So it turns out I can be tricked into watching a biopic if a) I don't even know it's a biopic because it's about someone I never heard of and b) it's free (both libre and gratuit) on the internet and c) it's full of songs and d) I can look things up on Wikipedia during the boring bits.
Because face it, it's taken a while for movies and tv to ratchet up to their current fast pacing. Watching Old Who, for example, is an exercise in alternating hilarity and impatience. "The Leisure Hive" in particular starts with this really slow pan across a windy beach. We see a couple of deck chairs, and then the back of a tent. And when I say slow I mean it. For six seconds we see nothing but the back of the tent, and then finally we emerge to some more deck chairs and then just when you think we're going to see something interesting we're panning across the back of another tent. Five seconds, and remember these are only the seconds where there's nothing in the frame but the back of a tent - if you count from when we first see it to when we can't anymore it's eighteen seconds. So, finally we see more deck chairs. And we keep panning, and we keep panning, and then we reach -- a third tent. This one we escape a little more quickly and there's the sound of snoring, so I'm thinking something's about to happen, maybe in the next deck chair? The next? What about this one? Or maybe-- Noooo, not another tent!!!!
I don't use multiple exclamation marks lightly, people. The opening credits faded onto the beach at about 00:35 (the cross-dissolve takes a couple of seconds itself) and we don't see the Doctor until--
Um, this is embarrassing! I forgot to mention that right after tent number four we actually get treated to tent number five. And then we see the TARDIS (at 02:08), and then the Doctor snoozing (02:13) but the camera mocks us by coming to a rest with the corner of tent number six just in frame. So it takes well over a minute and a half just to pan across the beach, and I... I'm pretty sure that in 1980 this coyness must have been the height of comedy because otherwise why would you bother? Please someone tell me this was funny at one stage.
Which reminds me I watched Charlie Chaplin's The Rink (1917) a few months ago. Again, I'm pretty sure it was meant to be funny because I gather Chaplin was known for being quite a card, but I was sitting there watching it thinking, "Wow, how fascinating that some ancient human civilisation used to watch things like this for entertainment. I suppose that guy's caricaturised black eye makeup had some tremendous cultural significance at the time; I wonder what it was."
Anyway, back to Till the Clouds Roll By. It's a pretty straightforward plot, if "plot" is the right word. There's this songwriter, and he's having a hard time breaking onto the stage. He gets a mentor, he goes to England because English stuff's all they're buying, he falls in love, show business continues to be hard, he breaks onto the stage, he gets married, his mentor's daughter disappears, his mentor dies so he goes into a funk, someone finds his mentor's daughter for him so suddenly he's out of the funk, he writes stuff with Hammerstein (I've heard of Hammerstein!), his stuff gets produced at Hollywood sung by his mentor's daughter, the end. --By the way, the mentor and the daughter were invented for the biopic; this guy must have had a really boring life.
I actually started watching it a year or so ago and fell asleep half an hour in.
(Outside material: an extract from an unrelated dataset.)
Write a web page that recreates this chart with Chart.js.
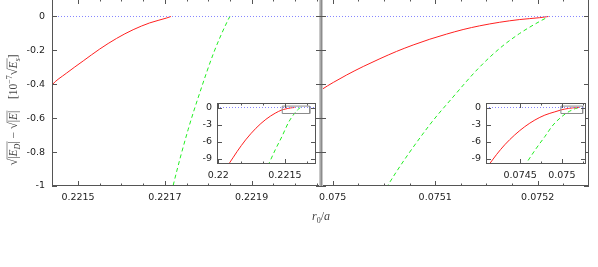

But today I started watching it on my iPod when I was waiting in the takeaway shop with nothing else to do, and the songs were pretty good. I particularly liked Lena Horne's "Can't Help Loving That Man", and then later at a boring spot I looked up her bio and... in case I'm not the only person who did not know this let me quote:
I think it might be possible to trick me into watching a biopic about Lena Horne by saying, "Hey, Zeborah, this is a biopic about Lena Horne."
"[She] was never featured in a leading role because of her race and the fact that films featuring her had to be re-edited for showing in states where theaters could not show films with black performers."
"Horne wanted to be considered for the role of Julie LaVerne in MGM's 1951 version of Show Boat (having already played the role when a segment of Show Boat was performed in Till the Clouds Roll By) but lost the part to Ava Gardner, a personal friend in real life, due to the Production Code's ban on interracial relationships in films."